Victorian Fiction and the Insights of Sympathy

An Alternative to the Hermeneutics of Suspicion

Here’s some more info about my book.


The book has an epigraph from Marx which sums up the main subject matter:

“…that splendid brotherhood of fiction-writers in England, whose graphic and eloquent pages have issued to the world more political and social truths than have been uttered by all the professional politicians, publicists and moralists put together.”

The jacket will tell you that:

This book explores the importance of sympathy as a central idea behind Victorian fiction, and an animating principle of novel reading generally. Sympathy, Brigid Lowe argues, deserves a much more important role as both a subject and a guiding principle for literary criticism.

Over the past thirty years, much literary theory has approached literature in general, and Victorian fiction in particular, in a spirit of suspicion. It has tried to purge criticism of the human subject, and of that distinctively human faculty, sympathy. Reading in a contrary, sympathetic mode, Lowe turns the tables on theoretical orthodoxy by submitting some of its central premises to the sympathetic suggestions of novels by Dickens, Gaskell, Eliot, Charlotte Bronte, Charlotte Yonge and Dinah Craik. Their explorations of such diverse issues as history, imagination, individual rights, family, and social responsibility, highlight sympathy as a cornerstone of human nature and humane conduct. Lowe argues that not only literary theory, but our culture more generally, would greatly profit by opening itself up to a sympathetic exchange of ideas with another age, and giving Victorian intimations of sympathy a sympathetic hearing.

Lowe’s exploration of sympathy as part of the dynamics of reading will be of interest to academics and students working on fiction in all periods, and especially to those concerned with aesthetic and critical theory. Her investigation of the role of sympathy in a range of nineteenth-century cultural debates, in particular in relation to gender and the family, should also interest cultural historians. The engaging argumentative momentum of Victorian Fiction and the Insights of Sympathy will appeal to anyone interested in why we do, and should, go on reading Victorian fiction.

“This is the best work of criticism I have read in a long time…the straight and serious book on the Victorian novel I have been waiting to read.  Lowe conducts a moving, exciting exploration of sympathy  – as involved recognition and embedded love – perhaps the novelist’s most vital probe. She is outstandingly good on the shapes things have to take in the period and the often profitably dense confusions that are the necessary realist ways of both living with and partially changing those shapes. This book is very important and genuinely brave and real.”
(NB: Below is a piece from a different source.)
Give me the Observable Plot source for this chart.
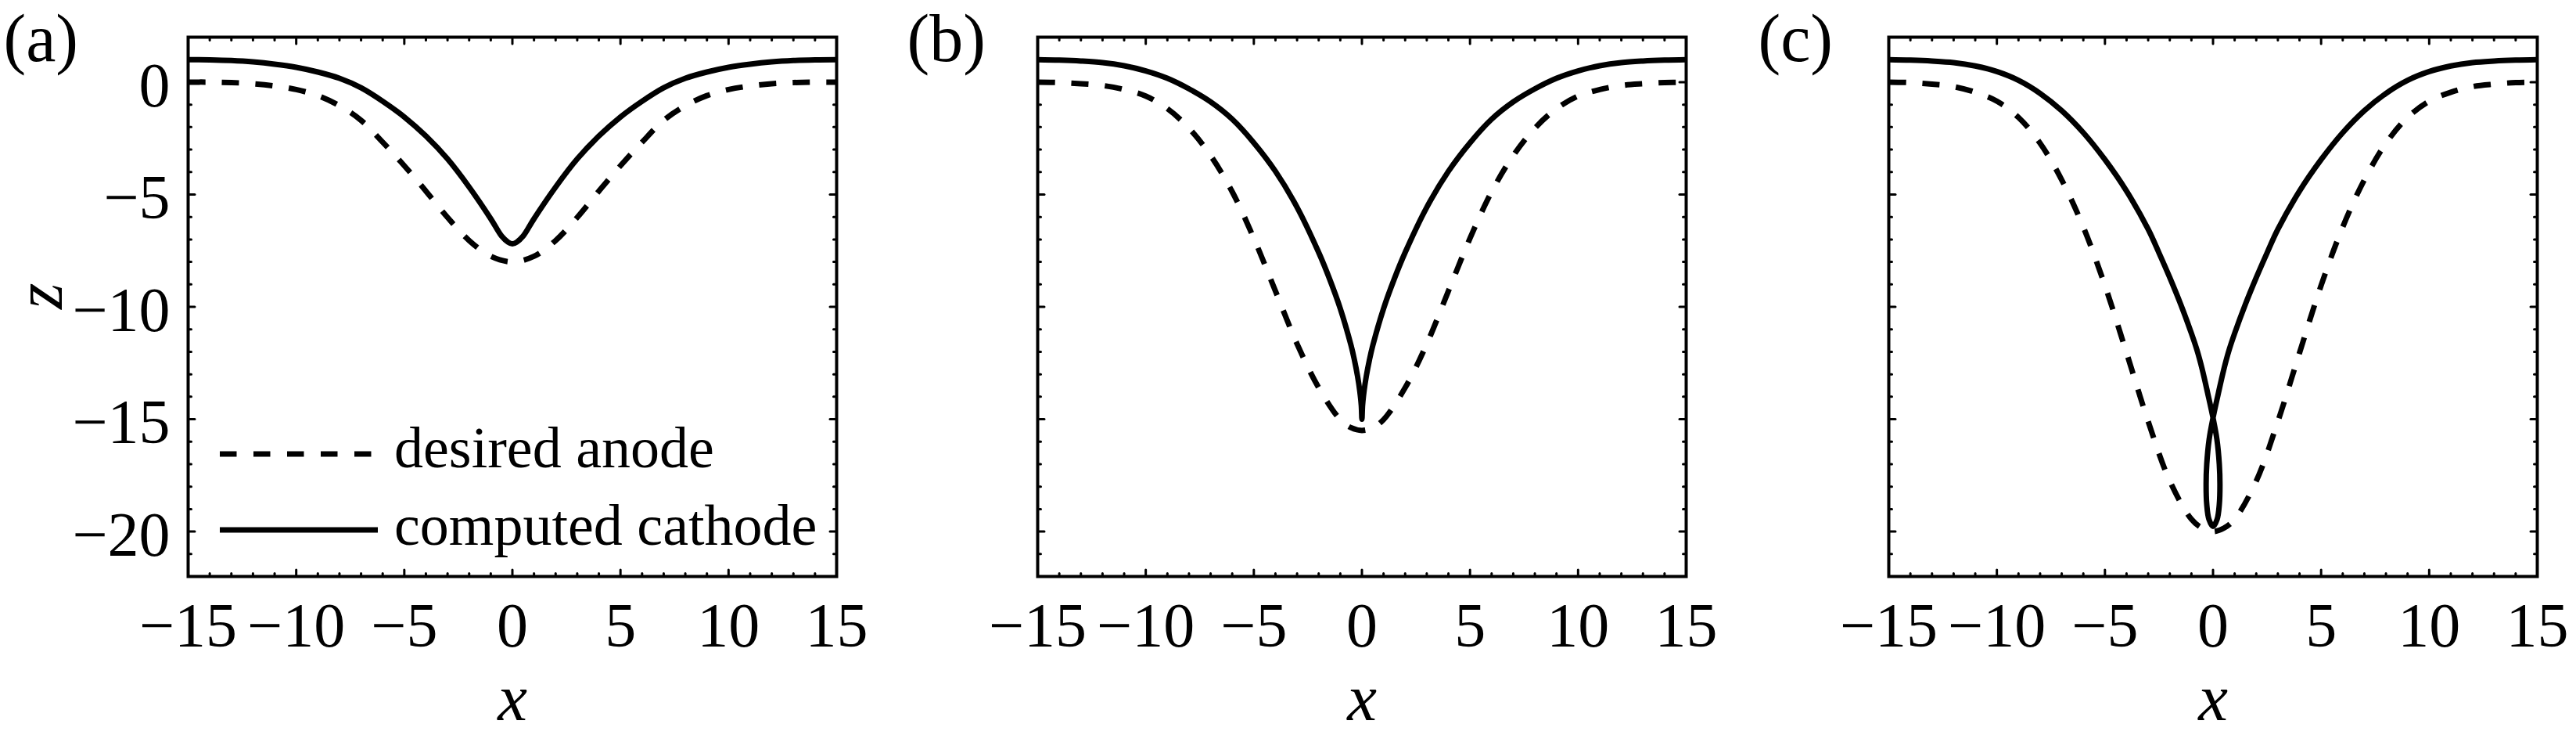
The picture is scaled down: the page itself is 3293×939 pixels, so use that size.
<!DOCTYPE html>
<html>
<head>
<meta charset="utf-8">
<script src="https://cdn.jsdelivr.net/npm/d3@7"></script>
<script src="https://cdn.jsdelivr.net/npm/@observablehq/plot@0.6"></script>
<style>
  html, body { margin: 0; padding: 0; background: #fff; }
  #fig { position: relative; width: 3293px; height: 939px; overflow: hidden; background: #fff; }
  .panel { position: absolute; top: 0; }
</style>
</head>
<body>
<div id="fig"></div>
<script>
// ---------------- data ----------------
const panelLabels = ["(a)", "(b)", "(c)"];
const legendLabels = ["desired anode", "computed cathode"];
const xTickValues = [-15, -10, -5, 0, 5, 10, 15];
const xMinorTicks = [-14, -13, -12, -11, -9, -8, -7, -6, -4, -3, -2, -1, 1, 2, 3, 4, 6, 7, 8, 9, 11, 12, 13, 14];
const yTickValues = [0, -5, -10, -15, -20];
const yMinorTicks = [1, -1, -2, -3, -4, -6, -7, -8, -9, -11, -12, -13, -14, -16, -17, -18, -19, -21];

// panel (a)
const anodeA_x = [-15,-14,-13,-12,-11,-10,-9,-8,-7,-6,-5,-4,-3,-2,-1,0,1,2,3,4,5,6,7,8,9,10,11,12,13,14,15];
const anodeA_z = [0,0,-0.02,-0.07,-0.17,-0.33,-0.6,-1.05,-1.7,-2.67,-3.72,-4.85,-6.02,-7.05,-7.75,-8.0,-7.75,-7.05,-6.02,-4.85,-3.72,-2.67,-1.7,-1.05,-0.6,-0.33,-0.17,-0.07,-0.02,0,0];
const cathodeA_x = [-15,-14,-13,-12,-11,-10,-9,-8,-7,-6,-5,-4,-3,-2,-1,-0.5,-0.2,0,0.2,0.5,1,2,3,4,5,6,7,8,9,10,11,12,13,14,15];
const cathodeA_z = [1,0.99,0.96,0.9,0.8,0.66,0.45,0.17,-0.25,-0.85,-1.55,-2.4,-3.42,-4.67,-6.08,-6.85,-7.12,-7.2,-7.12,-6.85,-6.08,-4.67,-3.42,-2.4,-1.55,-0.85,-0.25,0.17,0.45,0.66,0.8,0.9,0.96,0.99,1];

// panel (b)
const anodeB_x = [-15,-14,-13,-12,-11,-10,-9,-8,-7,-6,-5,-4,-3,-2,-1,-0.5,0,0.5,1,2,3,4,5,6,7,8,9,10,11,12,13,14,15];
const anodeB_z = [0,-0.02,-0.07,-0.15,-0.33,-0.62,-1.18,-2.05,-3.27,-4.88,-6.95,-9.3,-11.65,-13.6,-15.02,-15.38,-15.5,-15.38,-15.02,-13.6,-11.65,-9.3,-6.95,-4.88,-3.27,-2.05,-1.18,-0.62,-0.33,-0.15,-0.07,-0.02,0];
const cathodeB_x = [-15,-14,-13,-12,-11,-10,-9,-8,-7,-6,-5,-4,-3,-2,-1.5,-1,-0.5,-0.35,-0.2,-0.1,-0.03,0,
  0.03,0.1,0.2,0.35,0.5,1,1.5,2,3,4,5,6,7,8,9,10,11,12,13,14,15];
const cathodeB_z = [1,0.98,0.94,0.87,0.73,0.5,0.17,-0.3,-0.88,-1.65,-2.7,-3.97,-5.57,-7.58,-8.75,-10.08,-11.73,-12.35,-13.1,-13.74,-14.38,-15.0,
  -14.38,-13.74,-13.1,-12.35,-11.73,-10.08,-8.75,-7.58,-5.57,-3.97,-2.7,-1.65,-0.88,-0.3,0.17,0.5,0.73,0.87,0.94,0.98,1];

// panel (c)
const anodeC_x = [-15,-14,-13,-12,-11,-10,-9,-8,-7,-6,-5,-4,-3,-2,-1,-0.5,0,0.5,1,2,3,4,5,6,7,8,9,10,11,12,13,14,15];
const anodeC_z = [0,-0.02,-0.09,-0.2,-0.45,-0.85,-1.57,-2.72,-4.35,-6.45,-9.05,-12.05,-15.1,-17.75,-19.45,-19.85,-20,-19.85,-19.45,-17.75,-15.1,-12.05,-9.05,-6.45,-4.35,-2.72,-1.57,-0.85,-0.45,-0.2,-0.09,-0.02,0];
const cathodeC_x = [-15,-14,-13,-12,-11,-10,-9,-8,-7,-6,-5,-4,-3,-2.5,-2,-1.5,-1,-0.75,-0.5,-0.25,0,
  0.18,0.29,0.32,0.29,0.19,0,-0.19,-0.29,-0.32,-0.29,-0.18,0,
  0.25,0.5,0.75,1,1.5,2,2.5,3,4,5,6,7,8,9,10,11,12,13,14,15];
const cathodeC_z = [1,0.98,0.94,0.87,0.72,0.47,0.08,-0.5,-1.27,-2.25,-3.45,-4.85,-6.55,-7.6,-8.7,-9.88,-11.18,-11.9,-12.78,-13.83,-14.94,
  -15.9,-17.0,-17.9,-18.8,-19.45,-19.77,-19.45,-18.8,-17.9,-17.0,-15.9,-14.94,
  -13.83,-12.78,-11.9,-11.18,-9.88,-8.7,-7.6,-6.55,-4.85,-3.45,-2.25,-1.27,-0.5,0.08,0.47,0.72,0.87,0.94,0.98,1];

// ---------------- layout ----------------
const FONT = "'Liberation Serif', 'Times New Roman', Times, serif";
const W = 1086, H = 939;
const ML = 240, MR = 17, MT = 47, MB = 203;
const panelLeft = [0, 1086, 2174];
const labelDx = [-236, -167, -167];

const rows = (xs, zs) => xs.map((x, i) => ({x, z: zs[i]}));
const fmt = d => d < 0 ? "\u2212" + Math.abs(d) : String(d);

const tickShape = {draw(ctx, l) { ctx.moveTo(0, 0); ctx.lineTo(0, -l); }};
function tickMarks() {
  const c = {anchor: "start", shape: tickShape, stroke: "black", strokeWidth: 3};
  const out = [];
  for (const [vals, len] of [[xTickValues, 8.5], [xMinorTicks, 4]]) {
    out.push(Plot.vector(vals, {...c, x: d => d, frameAnchor: "bottom", rotate: 0, length: len}));
    out.push(Plot.vector(vals, {...c, x: d => d, frameAnchor: "top", rotate: 180, length: len}));
  }
  for (const [vals, len] of [[yTickValues, 8.5], [yMinorTicks, 4]]) {
    out.push(Plot.vector(vals, {...c, y: d => d, frameAnchor: "left", rotate: 90, length: len}));
    out.push(Plot.vector(vals, {...c, y: d => d, frameAnchor: "right", rotate: -90, length: len}));
  }
  return out;
}

const panels = [
  {anode: rows(anodeA_x, anodeA_z), cathode: rows(cathodeA_x, cathodeA_z), yLabels: true},
  {anode: rows(anodeB_x, anodeB_z), cathode: rows(cathodeB_x, cathodeB_z), yLabels: false},
  {anode: rows(anodeC_x, anodeC_z), cathode: rows(cathodeC_x, cathodeC_z), yLabels: false}
];

const fig = document.getElementById("fig");
panels.forEach((p, i) => {
  const marks = [
    Plot.line(p.anode, {x: "x", y: "z", stroke: "black", strokeWidth: 7, strokeDasharray: "22,21",
      strokeLinecap: "butt", curve: "catmull-rom", clip: true}),
    Plot.line(p.cathode, {x: "x", y: "z", stroke: "black", strokeWidth: 7, curve: "catmull-rom", clip: true}),
    Plot.frame({stroke: "black", strokeWidth: 4}),
    ...tickMarks(),
    Plot.axisX({ticks: xTickValues, tickSize: 0, tickPadding: 33, tickFormat: fmt, fontSize: 80, label: null, fill: "black"}),
    // axis title x
    Plot.text(["x"], {frameAnchor: "bottom", dy: 156.5, text: d => d, fontStyle: "italic", fontSize: 85, lineAnchor: "middle", fill: "black"}),
    // panel letter
    Plot.text([panelLabels[i]], {frameAnchor: "top-left", dx: labelDx[i], dy: 3, text: d => d, textAnchor: "start", lineAnchor: "middle", fontSize: 86, fill: "black"})
  ];
  if (p.yLabels) {
    marks.push(Plot.axisY({ticks: yTickValues, anchor: "left", tickSize: 0, tickPadding: 23, dy: 5, tickFormat: fmt, fontSize: 80, label: null, fill: "black"}));
    marks.push(Plot.text(["z"], {frameAnchor: "left", dx: -189, dy: 3, rotate: -90, text: d => d, fontStyle: "italic", fontSize: 86, lineAnchor: "middle", fill: "black"}));
  }
  const chart = Plot.plot({
    width: W, height: H,
    marginLeft: ML, marginRight: MR, marginTop: MT, marginBottom: MB,
    x: {domain: [-15, 15], axis: null},
    y: {domain: [-22, 2], axis: null},
    style: {fontFamily: FONT, fontSize: "80px", background: "transparent", overflow: "visible", maxWidth: "none", color: "black"},
    marks
  });
  const div = document.createElement("div");
  div.className = "panel";
  div.style.left = panelLeft[i] + "px";
  div.style.width = W + "px";
  div.appendChild(chart);
  fig.appendChild(div);
});

// legend (inside panel a)
const legendDash = ["21.5,21.5", null];
const legendLineY = [580, 677];
const legendTextY = [597, 696];
const leg = d3.select(fig).append("svg")
  .attr("width", 3293).attr("height", 939)
  .style("position", "absolute").style("left", "0px").style("top", "0px")
  .style("pointer-events", "none");
legendLabels.forEach((lab, i) => {
  const ln = leg.append("line")
    .attr("x1", 281).attr("x2", 483).attr("y1", legendLineY[i]).attr("y2", legendLineY[i])
    .attr("stroke", "black").attr("stroke-width", 7).attr("stroke-linecap", "butt");
  if (legendDash[i]) ln.attr("stroke-dasharray", legendDash[i]);
  leg.append("text")
    .attr("x", 504).attr("y", legendTextY[i])
    .attr("font-family", FONT).attr("font-size", 74).attr("fill", "black")
    .text(lab);
});
</script>
</body>
</html>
Philip Davis, Professor of English at the University of Liverpool

“This is an ambitious, intelligent and courageous book. Well-read in fields
of thought that abut on the literary, including philosophy, psychology and
political thought, Lowe also displays the virtues of the good historian
intent on understanding the past in its differences from the present. She
presents an unusually forceful answer to the question of what we might
learn from reading Victorian fiction. We might re-enter a world in which
the problem of ‘sympathy’ was debated and our capacity for it explored,
and this might in turn revitalize some of the withered ways in which too
many people now read great works of literature.”

Adrian Poole – Professor of English and Comparative Literature at the University of Cambridge

“This is a wonderfully – well – sympathetic reading of some classic Victorian
fictions in their extended engagement with the large matter of human
Sympathy, a matter often touched on by literary historians but never with
Brigid Lowe’s reach nor anything like her delicately probing touch. Not
least compelling is the author’s kept-up contention with readers and
readings disposed to play down the human subject or even dismiss it entirely
from from the critical task. So this book’s considerable merit and
attraction are double: the way it contributes so strongly to the vital
business of humane, human-centred criticism as well as giving us such a
nicely up-close sense of how Victorian humaneness got worked out in the

Valentine Cunningham – Professor of English Language and Literature at Oxford University.

You can buy the book here

I would also have liked to have mentioned on the cover that the book engages with a lot of ‘theory’ from domains quite apart from those in which Literary Theory generally anchors itself. My argument draws on C19 historiographic theory, C20 philosophy of language and aesthetics, C21 philosphy of mind and cognitive science; history, the history of ideas, and moral and political theory. I hope it’s also a scholarly exercise in lit.crit., but it’s certainly not just that. If you don’t like patchwork, you might not like it…

This is quite an argumentative book, and I had to battle through a lot of negative readers’ reports from outraged Theory-heads in order to get it published. Anthem were very supportive, even though one of their readers also wrote a report in which he/she declined to engage with my argument, because (more or less) she felt I should really just go and stand in a corner and think hard about what I’d written until I realised how wrong I was. I’m interested to see whether the reviews (if I get any) are also that fiery! I’m hoping someone who disagrees with me will actually engage with my argument at some stage.